Are students unprepared for algebra in eighth grade?
A national push to get more eighth-graders to take Algebra I may be hurting students who are now struggling to keep up in classes they are unprepared to take, according to a new report released today by the Brown Center on Education at the Brookings Institution.
While only gifted math students took Algebra I in eighth grade a generation ago, today 31 percent of the nation's eighth-graders are in an algebra course. The theory was that students could not compete in a global economy unless they were able to take advanced math classes in high school. Whether it is good to push higher math classes earlier has never been proven one way or the other.
Tom Loveless at the Brown Center looked at students who scored poorly on the National Assessment of Educational Progress, the only long-standing national test, and found that many of them are sitting in advanced math classes.
Between 2000 and 2005, as the enrollment in Algebra I grew in eighth grade, there was a jump in the number of students in those classes that scored in the bottom 10th percentile on the NAEP.
In other words, there are roughly 120,000 eighth-graders with fourth-grade math skills sitting in those advanced eighth grade classes.
That isn't just bad for those students, Loveless argues, but also for the more advanced students who will be slowed down by students who are far behind.

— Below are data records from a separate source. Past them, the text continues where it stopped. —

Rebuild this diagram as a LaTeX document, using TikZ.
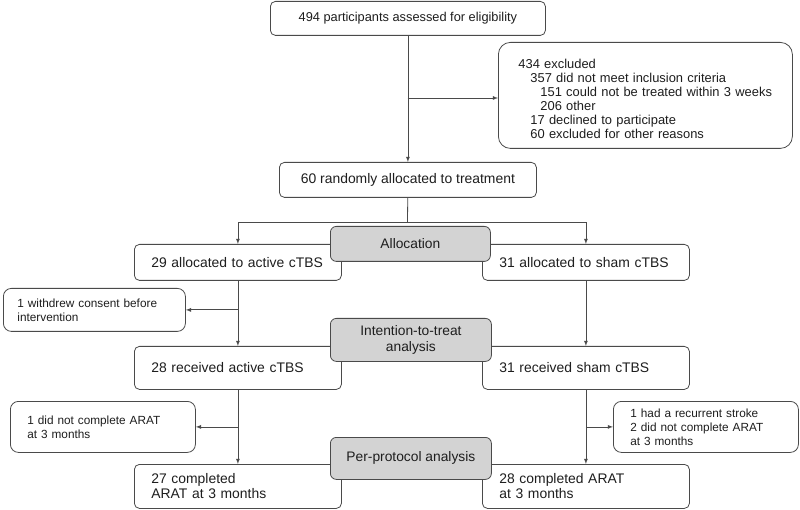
\documentclass[tikz,border=0pt]{standalone}
\usepackage{fontspec}
\setmainfont{Liberation Sans}
\usetikzlibrary{arrows}
\definecolor{linegray}{HTML}{4A4A4A}
\definecolor{stagegray}{HTML}{D3D3D3}
\definecolor{textgray}{HTML}{1E1E1E}
\tikzset{
	box/.style={draw=linegray,line width=0.8pt,rounded corners=5pt,fill=white,text=textgray,anchor=north west,inner sep=0pt,align=center,font=\fontsize{13.9}{15}\selectfont},
	armbox/.style={box,align=left,inner xsep=17pt,text width=173pt,minimum width=207pt},
	sidebox/.style={box,rounded corners=8pt,align=left,inner xsep=17pt,text width=151pt,minimum width=185pt,font=\fontsize{11.8}{14}\selectfont},
	stagebox/.style={box,rounded corners=6pt,fill=stagegray,font=\fontsize{13.8}{16}\selectfont},
}
\begin{document}
\begin{tikzpicture}[x=1pt,y=-1pt]
			\fill [white] (0,0) rectangle (800,510);
			\useasboundingbox (0,0) rectangle (800,510);
			
			\node [box,minimum width=275pt,minimum height=34pt,font=\fontsize{12.8}{14}\selectfont] (N0) at (270,1) {494 participants assessed for eligibility};
			\node [box,rounded corners=12pt,align=left,inner xsep=20pt,text width=254pt,minimum width=294pt,minimum height=106pt,font=\fontsize{12.9}{14}\selectfont] (N1) at (498,42) {\rule{0pt}{17pt}434 excluded\\
				\hspace*{12pt}357 did not meet inclusion criteria\\
				\hspace*{22pt}151 could not be treated within 3 weeks\\
				\hspace*{22pt}206 other\\
				\hspace*{12pt}17 declined to participate\\
				\hspace*{12pt}60 excluded for other reasons};
			\node [box,minimum width=257pt,minimum height=35pt] (N2) at (279,162) {60 randomly allocated to treatment};
			\node [armbox,minimum height=36pt] (N3) at (134,244) {29 allocated to active cTBS};
			\node [armbox,minimum height=36pt] (N4) at (482,244) {31 allocated to sham cTBS};
			\node [sidebox,inner xsep=14pt,text width=154pt,minimum width=182pt,minimum height=43pt] (N5) at (3,288) {1 withdrew consent before\\intervention};
			\node [armbox,minimum height=43pt] (N6) at (134,346) {28 received active cTBS};
			\node [armbox,minimum height=43pt] (N7) at (482,346) {31 received sham cTBS};
			\node [sidebox,minimum height=51pt] (N8) at (10,401) {1 did not complete ARAT\\at 3 months};
			\node [sidebox,minimum height=51pt] (N9) at (613,401) {1 had a recurrent stroke\\2 did not complete ARAT\\at 3 months};
			\node [armbox,minimum height=44pt] (N10) at (134,464) {27 completed\\ARAT at 3 months};
			\node [armbox,minimum height=44pt] (N11) at (482,464) {28 completed ARAT\\at 3 months};
			
			\node [stagebox,minimum width=160pt,minimum height=35pt] (N12) at (330,226) {Allocation};
			\node [stagebox,minimum width=161pt,minimum height=43pt] (N13) at (330,318) {Intention-to-treat\\analysis};
			\node [stagebox,minimum width=161pt,minimum height=42pt] (N14) at (330,437) {Per-protocol analysis};
			
			\coordinate (C0) at (407.5,98);
			\coordinate (C1) at (407.5,222);
			\coordinate (C2) at (N3.south |- N5.east);
			\coordinate (C3) at (N6.south |- N8.east);
			\coordinate (C4) at (N7.south |- N9.west);
			
			\begin{scope}[draw=linegray,line width=0.8pt]
			\draw [-latex] (N0) -- (N2);
			\draw [-latex] (C0) -- (C0 -| N1.west);
			\draw (N2) -- (C1);
			\draw [-latex] (C1) -| (N3);
			\draw [-latex] (C1) -| (N4);
			\draw [-latex] (N3) -- (N6);
			\draw [-latex] (N4) -- (N7);
			\draw [-latex] (N6) -- (N10);
			\draw [-latex] (N7) -- (N11);
			\draw [-latex] (C2) -- (N5);
			\draw [-latex] (C3) -- (N8);
			\draw [-latex] (C4) -- (N9);
			\end{scope}
		\end{tikzpicture}
\end{document}
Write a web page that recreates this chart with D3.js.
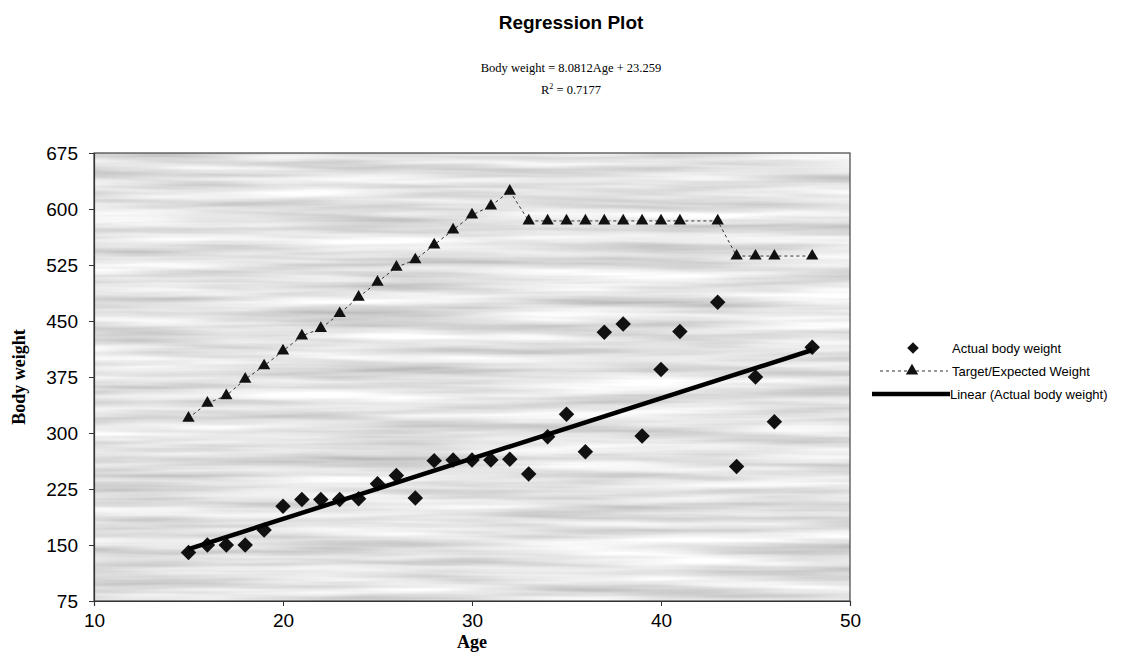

"This is not a call to lower expectations for what students can learn," Loveless said in a statement. "Instead, we have to give more students the preparation they need to succeed in algebra."






Comments
I know that there's a push to get more 8th graders to take Algebra I here in Baltimore, with the Math Works team providing professional development for 8th grade teachers who either teach Algebra I or hybrid classes. And yes, one of the reasons is to push kids to be able to take harder math classes in high school, but probably just as important, it gives students a better chance at passing the Algebra I/Data Analysis HSA, which, of course, is a graduation requirement. For the kids who don't pass in 8th grade, they aren't pushed ahead into the next level of math in 9th grade; they start with their other freshman peers in Algebra I, but they have the advantage of being exposed to the material once before. I agree that it doesn't seem to make sense for students with 4th grade math skills to be in Algebra I in 8th grade...but does it make more sense to have those same kids in Algebra I in 9th grade instead? Ultimately, middle schools (and high schools, too) need the ability to offer choices to students so that they and their families can pick the path that they feel best suits their educational needs, and that includes being able to take Algebra I as an 8th grader.